The Institute of African Knowledge (INSTAK) will mark Black History Month 2026 with two major national events, the launch of a continental civilisation exhibition and the official opening of the Robert Gabriel Mugabe Museum, as Zimbabwe joins the global commemoration of 100 years of Black History Month.

The events were announced in a statement issued by INSTAK on Friday.

Black History Month 2026 is being observed internationally under the theme “A Century of Black History Commemorations,” reflecting on a hundred years of organised efforts to document, celebrate and reclaim Black history and contributions to humanity.

The first event will be the launch of a large-scale historical exhibition titled “10 000 Years of Civilisation, Technology and Ubuntu” on February 2 at Heritage Village, Liberation City, in Harare.

According to INSTAK, the exhibition offers a curated visual and historical journey tracing African and Afro-descended people’s contributions to science, architecture, technology, mathematics and social organisation across millennia.

Senior government officials, diplomats, academics and cultural leaders are expected to attend the launch, highlighting the exhibition’s national and international importance.

Later in the month, on February 21, INSTAK will officially open the Robert Gabriel Mugabe Museum at RGM House in Highfield, the former private residence of the late President of Zimbabwe.
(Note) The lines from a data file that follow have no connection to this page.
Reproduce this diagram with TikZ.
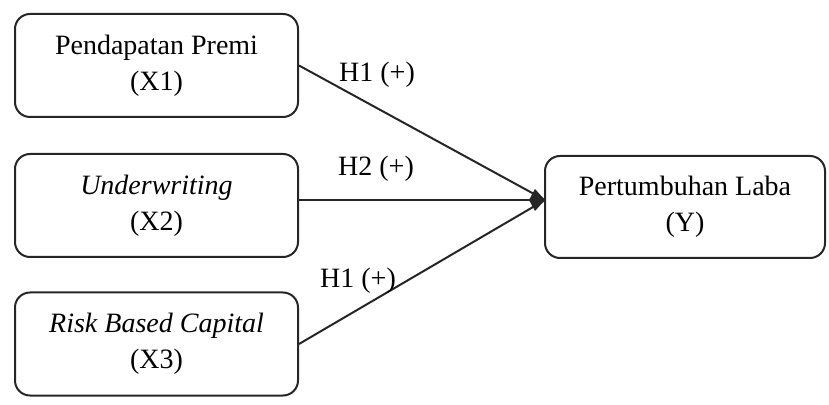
\documentclass[tikz,border=0pt]{standalone}
\usepackage{fontspec}
\setmainfont{Liberation Serif}
\usetikzlibrary{arrows.meta}
\begin{document}
\begin{tikzpicture}[x=0.5pt,y=-0.5pt,
  varbox/.style={draw=black!85, line width=1pt, rounded corners=7.5pt,
    minimum width=141.5pt, minimum height=51.5pt, align=center,
    font=\fontsize{14}{18}\selectfont, inner sep=0pt},
  link/.style={draw=black!85, line width=1pt},
  hlabel/.style={font=\fontsize{14}{16.5}\selectfont, inner sep=0pt}]
\useasboundingbox (0,0) rectangle (829,405);
\node[varbox] (x1) at (156.5,65.5) {Pendapatan Premi\\(X1)};
\node[varbox] (x2) at (156.5,205.5) {\textit{Underwriting}\\(X2)};
\node[varbox] (x3) at (156.5,344) {\textit{Risk Based Capital}\\(X3)};
\node[varbox, minimum width=140pt, minimum height=51pt] (y) at (685,207) {Pertumbuhan Laba\\(Y)};
\coordinate (tip) at (545,200);
\draw[link] (x1.east) -- (tip);
\draw[link] (x3.east) -- (tip);
\draw[link, -{Kite[length=8pt, width=11pt, inset=3pt]}] (x2.east |- tip) -- (tip);
\node[hlabel] (h1) at (377,75) {H1 (+)};
\node[hlabel] (h2) at (376,169) {H2 (+)};
\node[hlabel] (h3) at (358,281) {H1 (+)};
\end{tikzpicture}
\end{document}
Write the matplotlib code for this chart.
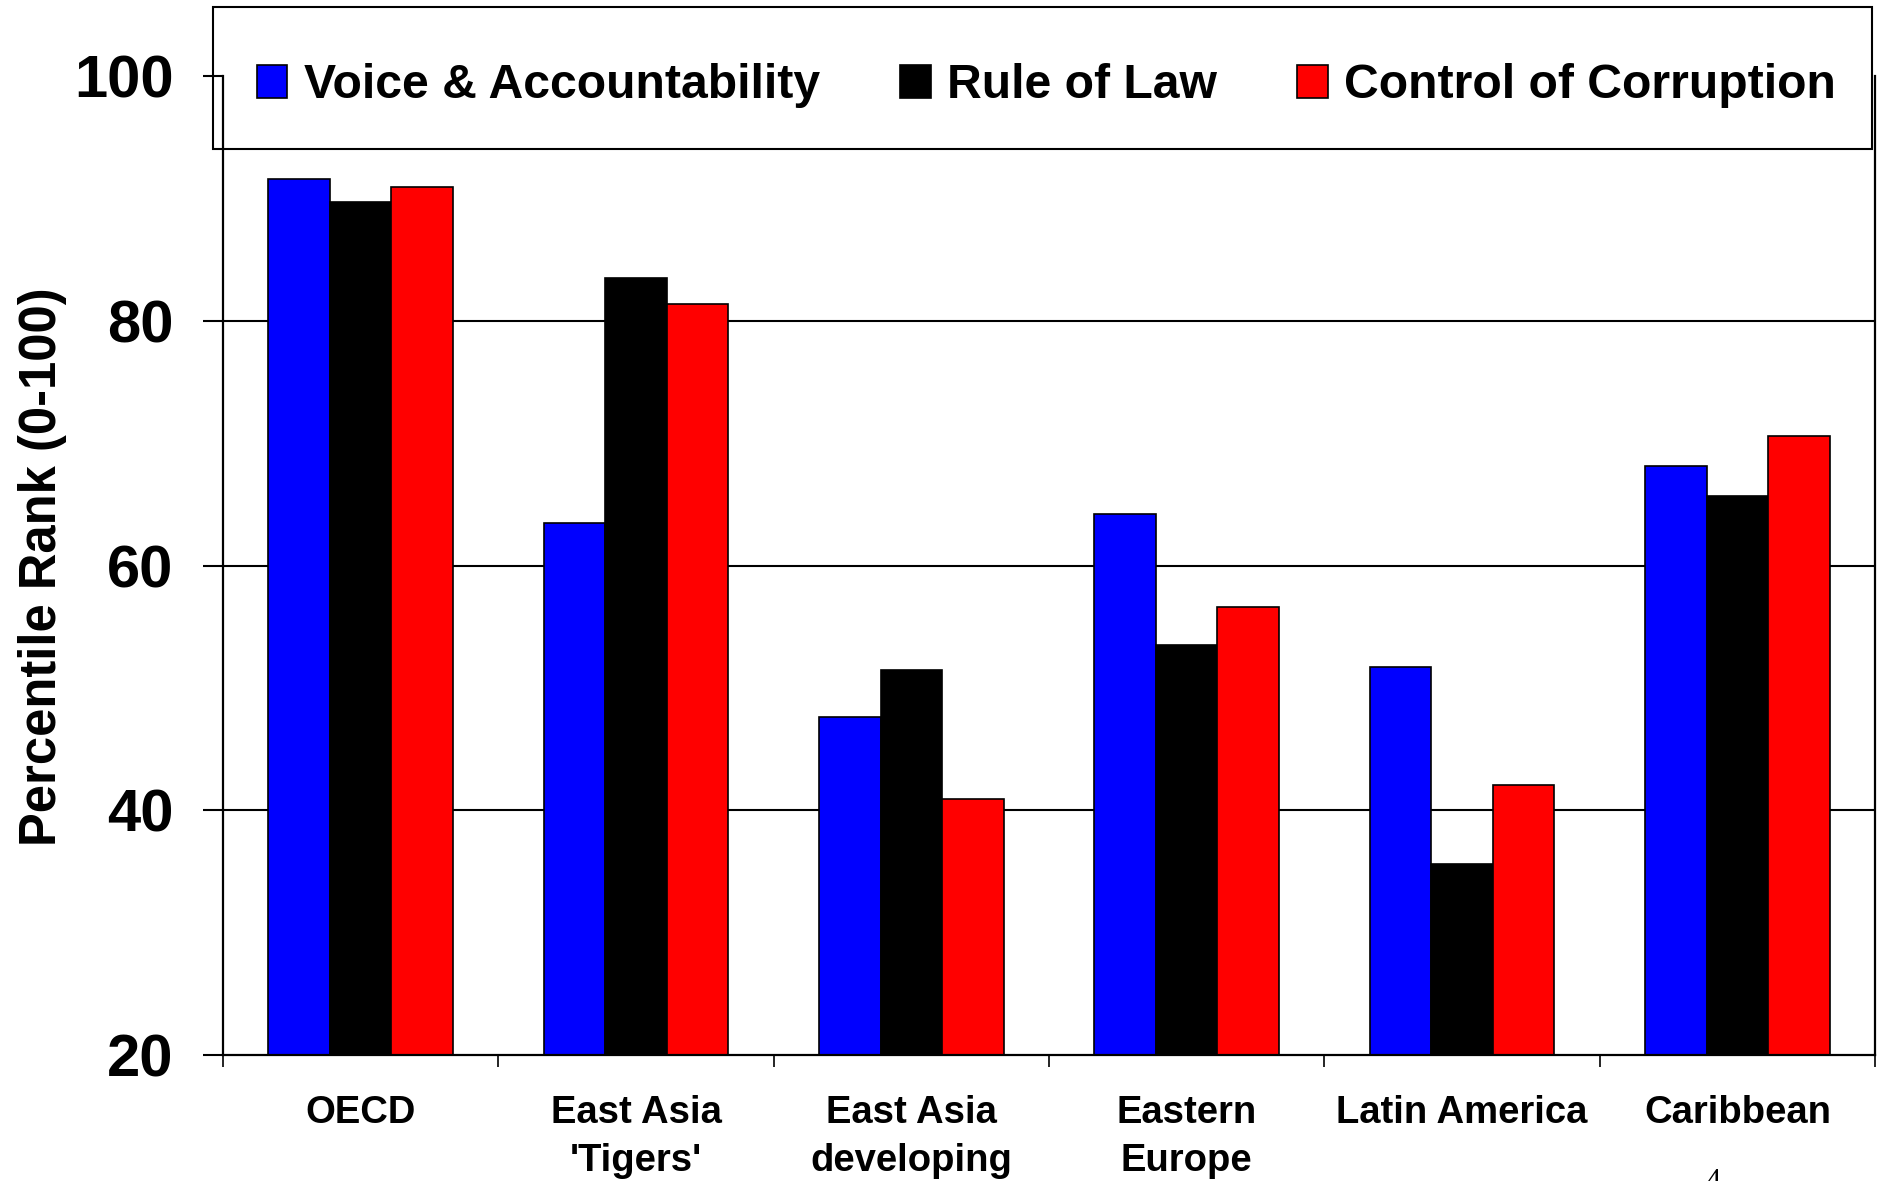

The museum is intended to serve not only as a memorial space, but also as a cultural and educational centre.

INSTAK said the museum forms part of a broader strategy to promote township and domestic tourism, particularly in Highfield, a suburb that played a central role in Zimbabwe’s nationalist politics and liberation struggle.

The Black History Month programme aligns with INSTAK’s long-standing mandate to document, preserve and promote African history, heritage and indigenous knowledge systems. Established as a Pan-African research and policy institute, INSTAK positions itself as a knowledge production centre focused on correcting historical distortions, challenging epistemic marginalisation and restoring African agency in global historical narratives.

Its flagship intellectual projects include the Book of African Records, the Africa Factbook, and the Chimurenga/Umvukela Encyclopaedia, which collectively seek to systematise African historical data and achievements that have often been omitted or misrepresented in mainstream global scholarship.

The institute is led by its founder and executive director, Kwame Muzawazi, a Pan-African scholar, policy analyst and former diplomat. Ambassador Muzawazi has been a prominent voice in debates on African sovereignty, decolonisation of knowledge, and the political economy of culture. He has consistently argued for Africa-centred historiography and the institutionalisation of African knowledge systems as a foundation for development, identity and policy formulation.

INSTAK has emerged as an influential think tank linking history, culture and policy, with its work increasingly intersecting with heritage tourism, education and national consciousness.

INSTAK said its Black History Month activities are meant to foreground Africans and people of African descent “as primary authors and shapers of world civilisation,” positioning history not merely as remembrance, but as a strategic resource for identity, unity and future development.